The survey of school boards also found that 16 per cent of successful candidates declined positions because of salary. Roughly 17 per cent of boards said no one applied for top positions, which include superintendents, associate directors and directors of education.

The survey was conducted in December and was released to The Globe and Mail as part of a response to an access-to-information request.

The Globe requested documents related to executive compensation and a recent salary increase awarded to the director of education at the Kawartha Pine Ridge District School Board.

Earlier this year, The Globe reported that trustees at the Peterborough, Ont., school board approved a salary increase of almost 25 per cent to $257,600 for its director, Rita Russo, effective last August amid a wage freeze for public-sector executives. The board said the director assumed additional responsibilities as part of a senior team restructuring and received a “one-time salary adjustment.”

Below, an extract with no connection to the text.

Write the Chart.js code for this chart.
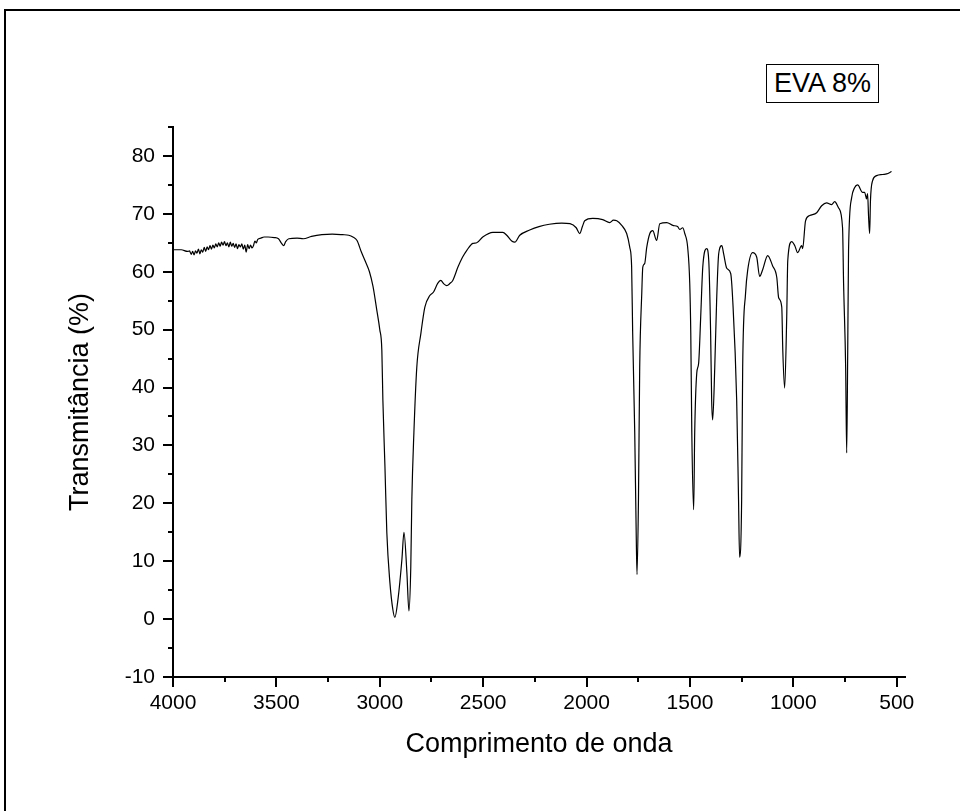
<!DOCTYPE html>
<html lang="pt">
<head>
  <meta charset="UTF-8" />
  <title>EVA 8%</title>
  <script src="https://cdn.jsdelivr.net/npm/chart.js"></script>
  <style>
    body {
      margin: 0;
      background: #fff;
      font-family: 'Liberation Sans', Arial, sans-serif;
    }
    #wrap { position: relative; width: 960px; height: 811px; overflow: hidden; }
    #frame {
      position: absolute; left: 4px; top: 9px; width: 970px; height: 820px;
      border-top: 2px solid #000; border-left: 2px solid #000;
    }
    #tag {
      position: absolute; left: 766px; top: 64px; width: 111px; height: 37px;
      border: 1px solid #000; font-size: 27px; line-height: 37px; text-align: center;
      color: #000; background: #fff;
    }
    canvas { position: absolute; left: 0; top: 0; }
  </style>
</head>
<body>
  <div id="wrap">
    <div id="frame"></div>
    <canvas id="ftirChart" width="960" height="811"></canvas>
    <div id="tag">EVA 8%</div>
  </div>

  <script>
    // Spectrum (wavenumber, transmittance %)
    const waveNumbers = [
      4000, 3960, 3930, 3920, 3912, 3905, 3898, 3891, 3884, 3877, 3870, 3863, 3856, 3849, 3842,
      3835, 3828, 3821, 3814, 3807, 3800, 3793, 3786, 3779, 3772, 3765, 3758, 3751, 3744, 3737,
      3730, 3723, 3716, 3709, 3702, 3695, 3688, 3681, 3674, 3667, 3660, 3653, 3646, 3639, 3632,
      3625, 3618, 3611, 3604, 3597, 3590, 3575, 3560, 3540, 3510, 3490, 3475, 3465, 3455, 3440,
      3400, 3370, 3330, 3280, 3230, 3180, 3150, 3130, 3110, 3090, 3070, 3050, 3033, 3015, 3000,
      2990, 2985, 2975, 2966, 2951, 2937, 2927, 2912, 2893, 2883, 2869, 2859, 2850, 2845, 2835,
      2821, 2801, 2782, 2758, 2740, 2720, 2705, 2690, 2676, 2660, 2647, 2622, 2600, 2579, 2550,
      2531, 2502, 2453, 2405, 2386, 2362, 2347, 2323, 2275, 2230, 2180, 2120, 2080, 2050, 2033,
      2020, 2009, 1970, 1922, 1888, 1870, 1854, 1830, 1806, 1791, 1782, 1777, 1767, 1760, 1756,
      1749, 1743, 1733, 1728, 1719, 1709, 1694, 1680, 1661, 1646, 1612, 1583, 1560, 1549, 1535,
      1525, 1511, 1501, 1496, 1491, 1482, 1477, 1467, 1458, 1448, 1438, 1419, 1409, 1400, 1395,
      1390, 1380, 1371, 1361, 1346, 1337, 1322, 1303, 1293, 1274, 1265, 1260, 1250, 1245, 1231,
      1221, 1197, 1177, 1163, 1148, 1124, 1100, 1080, 1071, 1056, 1051, 1042, 1032, 1027, 1008,
      993, 979, 960, 955, 941, 921, 887, 863, 839, 815, 800, 781, 762, 757, 747,
      742, 737, 733, 718, 704, 689, 665, 655, 646, 641, 636, 631, 627, 617, 597,
      568, 549, 525
    ];
    const transmittance = [
      63.8, 63.8, 63.5, 63.6, 63.0, 63.5, 62.9, 63.6, 63.2, 63.9, 63.1, 63.8, 63.4, 64.2, 63.5,
      64.3, 63.8, 64.5, 63.9, 64.6, 64.1, 64.8, 64.3, 65.0, 64.4, 65.1, 64.6, 65.2, 64.5, 65.0,
      64.3, 65.1, 64.4, 64.9, 64.2, 64.8, 64.0, 64.7, 64.3, 64.8, 63.9, 64.6, 63.4, 64.7, 64.0,
      64.6, 64.1, 64.5, 65.3, 65.0, 65.6, 65.8, 66.0, 66.0, 65.9, 65.7, 64.9, 64.5, 65.2, 65.7,
      65.8, 65.7, 66.1, 66.4, 66.5, 66.4, 66.3, 66.0, 65.4, 63.5, 61.8, 60.0, 57.5, 53.5, 50.0,
      46.4, 37.8, 26.3, 15.0, 6.3, 1.7, 0.3, 3.4, 10.3, 15.0, 8.1, 1.4, 9.1, 20.6, 32.2,
      43.5, 49.4, 53.9, 55.9, 56.5, 58.0, 58.5, 57.9, 57.6, 58.0, 58.5, 60.8, 62.5, 63.7, 64.9,
      65.0, 66.0, 66.8, 66.8, 66.3, 65.3, 65.1, 66.3, 67.2, 67.8, 68.2, 68.4, 68.3, 67.6, 66.6,
      67.8, 68.8, 69.2, 69.0, 68.5, 68.9, 68.8, 68.0, 66.6, 64.2, 60.8, 49.4, 32.2, 15.0, 7.7,
      20.6, 43.5, 56.3, 60.8, 61.4, 64.2, 66.6, 67.1, 65.4, 68.3, 68.5, 68.0, 67.8, 67.3, 67.6,
      66.6, 64.2, 58.0, 49.4, 32.2, 18.9, 32.2, 42.5, 44.2, 52.2, 60.8, 64.0, 61.9, 49.4, 37.8,
      34.4, 43.5, 55.0, 63.1, 64.5, 63.1, 60.6, 59.7, 55.0, 37.8, 20.6, 10.7, 20.6, 43.5, 56.3,
      60.2, 63.3, 62.5, 59.2, 60.4, 62.8, 61.0, 59.0, 55.5, 53.9, 46.4, 39.9, 52.2, 61.9, 65.2,
      64.5, 63.3, 64.5, 64.0, 68.8, 69.7, 70.2, 71.4, 71.9, 71.6, 72.1, 71.0, 67.6, 58.0, 43.5,
      28.7, 46.4, 63.7, 72.8, 74.5, 75.0, 73.7, 73.7, 72.6, 73.5, 69.4, 66.6, 72.3, 75.7, 76.6,
      76.8, 76.9, 77.3
    ];

    // Axis ranges and tick positions
    const xMin = 460, xMax = 4000;
    const yMin = -10, yMax = 85;
    const xTicks = [4000, 3750, 3500, 3250, 3000, 2750, 2500, 2250, 2000, 1750, 1500, 1250, 1000, 750, 500];
    const yTicks = [-10, -5, 0, 5, 10, 15, 20, 25, 30, 35, 40, 45, 50, 55, 60, 65, 70, 75, 80, 85];

    const points = waveNumbers.map((w, i) => ({ x: w, y: transmittance[i] }));

    // Outward tick marks: long on labelled ticks, short in between
    const tickMarks = {
      id: 'tickMarks',
      afterDraw(chart) {
        const ctx = chart.ctx;
        const xs = chart.scales.x, ys = chart.scales.y;
        ctx.save();
        ctx.strokeStyle = '#000';
        ctx.lineWidth = 2;
        xs.ticks.forEach(t => {
          const px = Math.round(xs.getPixelForValue(t.value));
          const len = t.value % 500 === 0 ? 10 : 5;
          ctx.beginPath();
          ctx.moveTo(px, xs.top);
          ctx.lineTo(px, xs.top + len);
          ctx.stroke();
        });
        ys.ticks.forEach(t => {
          const py = Math.round(ys.getPixelForValue(t.value));
          const len = t.value % 10 === 0 ? 10 : 5;
          ctx.beginPath();
          ctx.moveTo(ys.right, py);
          ctx.lineTo(ys.right - len, py);
          ctx.stroke();
        });
        ctx.restore();
      }
    };

    const tickFont = { family: "'Liberation Sans', Arial, sans-serif", size: 21 };
    const titleFont = { family: "'Liberation Sans', Arial, sans-serif", size: 27 };

    new Chart(document.getElementById('ftirChart'), {
      type: 'line',
      data: {
        datasets: [{
          label: 'EVA 8%',
          data: points,
          borderColor: '#000',
          borderWidth: 1.2,
          pointRadius: 0,
          fill: false,
          cubicInterpolationMode: 'monotone'
        }]
      },
      options: {
        responsive: false,
        animation: false,
        devicePixelRatio: 1,
        layout: { padding: { left: 64, right: 55, top: 127, bottom: 50 } },
        plugins: { legend: { display: false }, tooltip: { enabled: false } },
        scales: {
          x: {
            type: 'linear',
            reverse: true,
            min: xMin,
            max: xMax,
            afterFit: s => { s.height = 84; },
            afterBuildTicks: s => { s.ticks = xTicks.map(v => ({ value: v })); },
            grid: { drawOnChartArea: false, drawTicks: true, tickLength: 10, tickColor: 'rgba(0,0,0,0)' },
            border: { display: true, color: '#000', width: 2 },
            ticks: {
              autoSkip: false,
              maxRotation: 0,
              padding: 4,
              color: '#000',
              font: tickFont,
              callback: v => (v % 500 === 0 ? v : '')
            },
            title: { display: true, text: 'Comprimento de onda', color: '#000', font: titleFont, padding: 0 }
          },
          y: {
            min: yMin,
            max: yMax,
            afterFit: s => { s.width = 109; },
            afterBuildTicks: s => { s.ticks = yTicks.map(v => ({ value: v })); },
            grid: { drawOnChartArea: false, drawTicks: true, tickLength: 10, tickColor: 'rgba(0,0,0,0)' },
            border: { display: true, color: '#000', width: 2 },
            ticks: {
              autoSkip: false,
              padding: 8,
              color: '#000',
              font: tickFont,
              callback: v => (v % 10 === 0 ? v : '')
            },
            title: { display: true, text: 'Transmitância (%)', color: '#000', font: titleFont, padding: 0 }
          }
        }
      },
      plugins: [tickMarks]
    });
  </script>
</body>
</html>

The documents included e-mails from Ms. Russo informing deputy education minister Nancy Naylor of The Globe’s inquiry into her salary increase. Ms. Naylor asked whether the board had a legal opinion, because “as you can appreciate everything related to exec comp attracts close attention.” The board received legal advice, Ms. Russo wrote. No further action was taken by Ms. Naylor or the Ministry of Education.

The suspension of salary increases for public-sector senior executives has been controversial. The previous Liberal government introduced public-sector restraint legislation in 2010, and salaries for executives earning more than $100,000 have been frozen for the better part of a decade. It’s unclear when the freeze will be lifted. School boards and other public organizations have said it limits their ability to attract and retain talent.

Christopher Martin-Chan, a spokesperson for the Treasury Board, said in an e-mail statement that the government recognizes the need to retain talent across the public sector.

“We continue to balance this important need along with careful consideration regarding the use of taxpayer dollars,” Mr. Martin-Chan wrote, adding that the government remains “committed to reviewing and establishing a sustainable approach” to public-sector executive compensation.

The documents from the Council of Ontario Directors of Education to the Ministry of Education outlined that the government saved as much as $25-million over the past decade in salary increases.

Meanwhile, nine Ministry of Education senior staff received bonuses totalling $164,000 in 2021 under the legislation freeze, according to the CODE documents.

CODE described the salary freeze as a “significant factor” when it comes to retaining and attracting executives, particularly in northern school boards.

It also stated that “increased Ministry requirements and accountability does not make the job appealing for potential applicants; with those on the business side of the organization, they are able to earn significantly more in the private and/or municipal sectors where restraints are not encountered.”

Laura Elliott, executive director of CODE, said the government has acknowledged that wages have been an issue in attracting executives. But she has also been told by ministry officials that the province wants to focus its attention on reaching collective agreements with teachers’ unions.

She said that potential applicants have turned down interviews when they are informed of the salary. The freeze has meant that some superintendents are earning similar salaries as principals, who have received incremental increases over the years. In some cases, principals are earning more than superintendents, she added, which makes it difficult for boards to entice people into more senior roles.

“We’re extremely concerned right now,” Ms. Elliott said. “When you look at the decade-long freeze … it’s a long period of time. We have seen collective agreements happening many times over that period and still senior teams have not had compensation reviewed and increased.”